Matthew 2

Jesus “was born in Bethlehem” in fulfillment of Micah 5:2 and in accord with the signs in the heavens. Men from the east who were keen observers of the normal patterns of astronomy saw something that was remarkable enough to send them on the long trip to Jerusalem to inquire about an important birth. They may have had access to the prophecy of Balaam in Numbers 24:17 which announced many centuries earlier: “I see Him, but not now; I behold Him, but not near: a star shall come out of Jacob, and a scepter shall rise out of Israel.”
King Herod did not share their enthusiasm regarding the coming of a divine ruler, although he feigned approval saying, “Go and search diligently for the child, and when you have found Him, bring me word, that I too may come and worship Him.” The religious authorities directed the visitors to Bethlehem, where the foreign travelers “rejoiced exceedingly with great joy” when they found Jesus. “Being warned in a dream not to return to Herod, they departed to their own country by another way.”
God used angels to direct Joseph for the protection of “the child and His mother” by first sending the family to Egypt and then leading them out of that same country after “the death of Herod.” This was in fulfillment of Hosea 11:1, which originally referred to the whole nation being rescued out of Egypt.

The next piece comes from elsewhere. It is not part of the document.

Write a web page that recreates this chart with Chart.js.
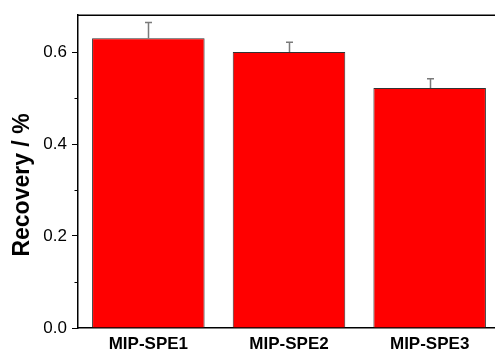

Now the toddler who would be King of the Jews was brought out of that nation of ancient bondage and taken back to the Promised Land. “Out of Egypt I called My Son.”
In the meantime Herod had murdered all the boys in the region around Bethlehem who were “two years old or under.” The sorrow of the grieving mothers was in accord with Jeremiah 31:15. Though the original passage had been about the loss of older sons who were soldiers, the power of God to raise the dead was the same in both cases. According to the next verse in Jeremiah, “They shall come back from the land of the enemy,” though their mothers had been wailing because their children “were no more.” Only Yahweh could bring hope to those in such great distress, because only God could conquer death and bring people back life.
Joseph, Mary, and Jesus settled in Nazareth, a town in Galilee that was not considered a location of high esteem (John 1:45). As the prophets had predicted so long ago, the chosen Servant of the Lord would be “despised and rejected by men” (Isaiah 53:3). Nonetheless, the words of Isaiah 9:1 had signaled that Galilee, a place that had been the object of “contempt” in former days, would eventually be the part of Canaan where rays of heavenly glory would first shine. “In the latter time He has made glorious the way of the sea, the land beyond the Jordan, Galilee of the nations.”
Prayer from A Book of Prayers

Father, why have men hated Your Son even before He was known by them? What kind of spirit causes a Herod to pretend to be a worshiper of the one that he seeks to destroy? Jesus was the hope of even Gentiles who were seeking the coming of the Holy One as they looked to the skies. You have protected Your Son from powerful and evil men who hated His coming, yet He was born to die according to Your own plan of salvation. Grant us more life in Christ even now, for though He died, He lives forever.